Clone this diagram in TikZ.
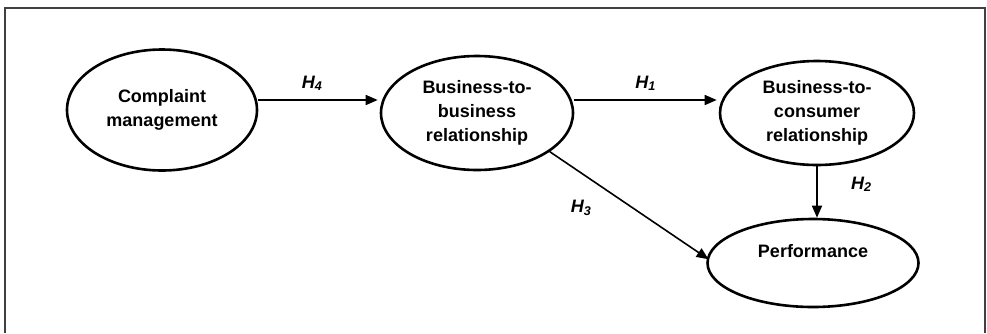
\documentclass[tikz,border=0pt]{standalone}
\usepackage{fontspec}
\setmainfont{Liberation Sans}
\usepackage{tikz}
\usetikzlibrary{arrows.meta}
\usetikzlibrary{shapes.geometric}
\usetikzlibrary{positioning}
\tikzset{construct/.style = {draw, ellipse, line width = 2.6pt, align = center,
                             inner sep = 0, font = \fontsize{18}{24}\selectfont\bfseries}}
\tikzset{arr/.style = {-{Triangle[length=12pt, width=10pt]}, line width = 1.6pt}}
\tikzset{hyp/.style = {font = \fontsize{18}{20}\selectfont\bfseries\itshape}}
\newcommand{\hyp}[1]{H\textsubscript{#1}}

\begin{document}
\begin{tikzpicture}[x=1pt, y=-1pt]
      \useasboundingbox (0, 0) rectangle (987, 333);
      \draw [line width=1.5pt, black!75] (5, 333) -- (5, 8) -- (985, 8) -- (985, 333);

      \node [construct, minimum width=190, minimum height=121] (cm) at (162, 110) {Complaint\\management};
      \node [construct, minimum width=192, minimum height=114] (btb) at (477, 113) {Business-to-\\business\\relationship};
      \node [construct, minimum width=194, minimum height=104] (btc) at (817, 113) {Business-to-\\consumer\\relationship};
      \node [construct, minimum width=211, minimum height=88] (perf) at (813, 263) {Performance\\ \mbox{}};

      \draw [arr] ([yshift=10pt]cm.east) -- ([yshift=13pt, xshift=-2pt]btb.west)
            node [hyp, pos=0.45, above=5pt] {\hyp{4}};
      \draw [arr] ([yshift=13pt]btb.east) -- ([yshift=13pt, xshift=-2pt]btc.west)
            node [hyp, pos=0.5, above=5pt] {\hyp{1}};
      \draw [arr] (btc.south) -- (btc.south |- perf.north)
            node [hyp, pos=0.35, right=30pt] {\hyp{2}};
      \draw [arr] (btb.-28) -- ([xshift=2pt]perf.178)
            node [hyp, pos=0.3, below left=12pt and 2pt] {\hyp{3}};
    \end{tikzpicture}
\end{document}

┄┄┄┄┄┄┄┄┄┄┄┄┄┄┄┄┄┄┄┄

OBJECTIVE ▸
Reproduce the whole listing above word for word, but not its pictures.

RESPONSE TO THIS EXERCISE ▸
Clone this diagram in TikZ.
\documentclass[tikz,border=0pt]{standalone}
\usepackage{fontspec}
\setmainfont{Liberation Sans}
\usepackage{tikz}
\usetikzlibrary{arrows.meta}
\usetikzlibrary{shapes.geometric}
\usetikzlibrary{positioning}
\tikzset{construct/.style = {draw, ellipse, line width = 2.6pt, align = center,
                             inner sep = 0, font = \fontsize{18}{24}\selectfont\bfseries}}
\tikzset{arr/.style = {-{Triangle[length=12pt, width=10pt]}, line width = 1.6pt}}
\tikzset{hyp/.style = {font = \fontsize{18}{20}\selectfont\bfseries\itshape}}
\newcommand{\hyp}[1]{H\textsubscript{#1}}

\begin{document}
\begin{tikzpicture}[x=1pt, y=-1pt]
      \useasboundingbox (0, 0) rectangle (987, 333);
      \draw [line width=1.5pt, black!75] (5, 333) -- (5, 8) -- (985, 8) -- (985, 333);

      \node [construct, minimum width=190, minimum height=121] (cm) at (162, 110) {Complaint\\management};
      \node [construct, minimum width=192, minimum height=114] (btb) at (477, 113) {Business-to-\\business\\relationship};
      \node [construct, minimum width=194, minimum height=104] (btc) at (817, 113) {Business-to-\\consumer\\relationship};
      \node [construct, minimum width=211, minimum height=88] (perf) at (813, 263) {Performance\\ \mbox{}};

      \draw [arr] ([yshift=10pt]cm.east) -- ([yshift=13pt, xshift=-2pt]btb.west)
            node [hyp, pos=0.45, above=5pt] {\hyp{4}};
      \draw [arr] ([yshift=13pt]btb.east) -- ([yshift=13pt, xshift=-2pt]btc.west)
            node [hyp, pos=0.5, above=5pt] {\hyp{1}};
      \draw [arr] (btc.south) -- (btc.south |- perf.north)
            node [hyp, pos=0.35, right=30pt] {\hyp{2}};
      \draw [arr] (btb.-28) -- ([xshift=2pt]perf.178)
            node [hyp, pos=0.3, below left=12pt and 2pt] {\hyp{3}};
    \end{tikzpicture}
\end{document}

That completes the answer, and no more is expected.